» EXERCISE OBJECTIVE
Lines containing the string "matplotlib" are to be collected in full.

» COLLECTED DATA
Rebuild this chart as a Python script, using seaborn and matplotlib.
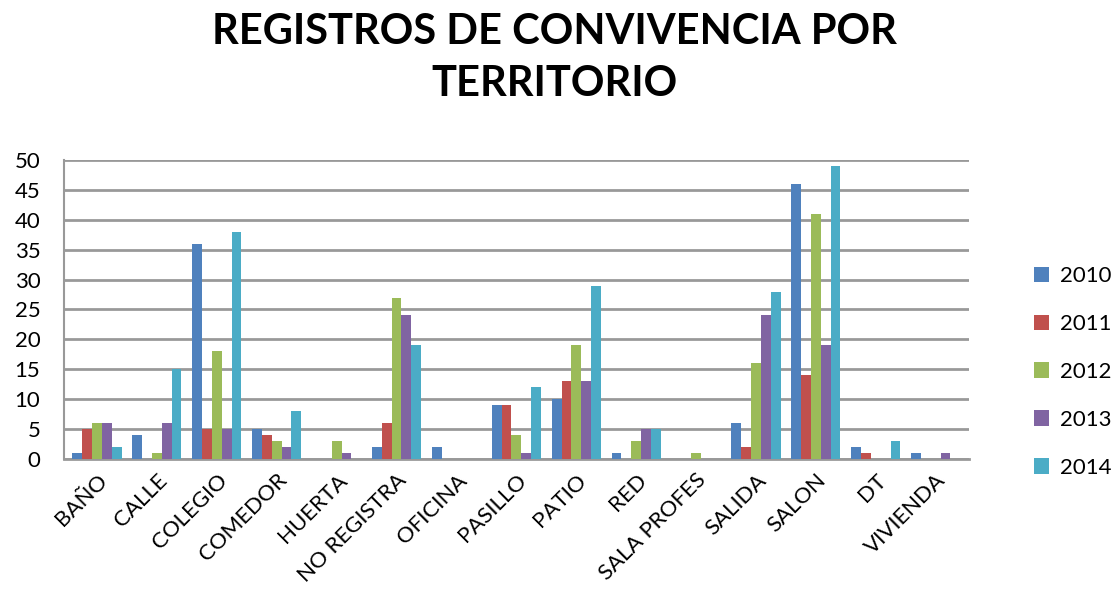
import matplotlib
matplotlib.use("Agg")
import matplotlib.pyplot as plt
import seaborn as sns
import pandas as pd
from matplotlib.patches import Patch

categories = ["BAÑO", "CALLE", "COLEGIO", "COMEDOR", "HUERTA", "NO REGISTRA",
              "OFICINA", "PASILLO", "PATIO", "RED", "SALA PROFES", "SALIDA",
              "SALON", "DT", "VIVIENDA"]
years = ["2010", "2011", "2012", "2013", "2014"]
v2010 = [1, 4, 36, 5, 0, 2, 2, 9, 10, 1, 0, 6, 46, 2, 1]
v2011 = [5, 0, 5, 4, 0, 6, 0, 9, 13, 0, 0, 2, 14, 1, 0]
v2012 = [6, 1, 18, 3, 3, 27, 0, 4, 19, 3, 1, 16, 41, 0, 0]
v2013 = [6, 6, 5, 2, 1, 24, 0, 1, 13, 5, 0, 24, 19, 0, 1]
v2014 = [2, 15, 38, 8, 0, 19, 0, 12, 29, 5, 0, 28, 49, 3, 0]
colors = ["#4F81BD", "#C0504D", "#9BBB59", "#8064A2", "#4BACC6"]

series = [v2010, v2011, v2012, v2013, v2014]
rows = []
for y, vals in zip(years, series):
    for c, v in zip(categories, vals):
        rows.append({"Territorio": c, "Año": y, "Registros": v})
df = pd.DataFrame(rows)

sns.set_theme(style="white")
plt.rcParams['font.family'] = ['Lato', 'DejaVu Sans']
plt.rcParams['text.color'] = 'black'

fig = plt.figure(figsize=(11.14, 5.99), dpi=100)
ax = fig.add_axes([0.0575, 0.2337, 0.812, 0.4993])

sns.barplot(data=df, x="Territorio", y="Registros", hue="Año", order=categories,
            hue_order=years, palette=colors, width=0.82, ax=ax, legend=False,
            saturation=1, edgecolor="none", zorder=3)

ax.set_ylim(0, 50)
ax.set_xlim(-0.55, 14.55)
ax.set_yticks(range(0, 51, 5))
ax.yaxis.grid(True, color="#999999", linewidth=2, zorder=0)
ax.set_axisbelow(True)
for s in ["top", "right"]:
    ax.spines[s].set_visible(False)
ax.spines["left"].set_color("#999999")
ax.spines["left"].set_linewidth(1.5)
ax.spines["bottom"].set_color("#999999")
ax.spines["bottom"].set_linewidth(2)
ax.set_xlabel("")
ax.set_ylabel("")
ax.tick_params(axis="y", labelsize=16, pad=17, length=0, labelcolor="black")
ax.tick_params(axis="x", labelsize=16, length=0, pad=8, labelcolor="black")
plt.setp(ax.get_xticklabels(), rotation=45, ha="right", rotation_mode="anchor")

fig.text(0.498, 0.978, "REGISTROS DE CONVIVENCIA POR\nTERRITORIO", ha="center", va="top",
         fontsize=30, fontweight="bold", linespacing=1.45, color="black")

handles = [Patch(facecolor=c, edgecolor="none") for c in colors]
fig.legend(handles, years, loc="center left", bbox_to_anchor=(0.928, 0.379),
           frameon=False, fontsize=16, handlelength=0.7, handleheight=0.7,
           handletextpad=0.5, labelspacing=1.25, borderaxespad=0, borderpad=0)

fig.savefig("out.png", dpi=100)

» RESPONSE TO THIS EXERCISE
Rebuild this chart as a Python script, using seaborn and matplotlib.
import matplotlib
matplotlib.use("Agg")
import matplotlib.pyplot as plt
from matplotlib.patches import Patch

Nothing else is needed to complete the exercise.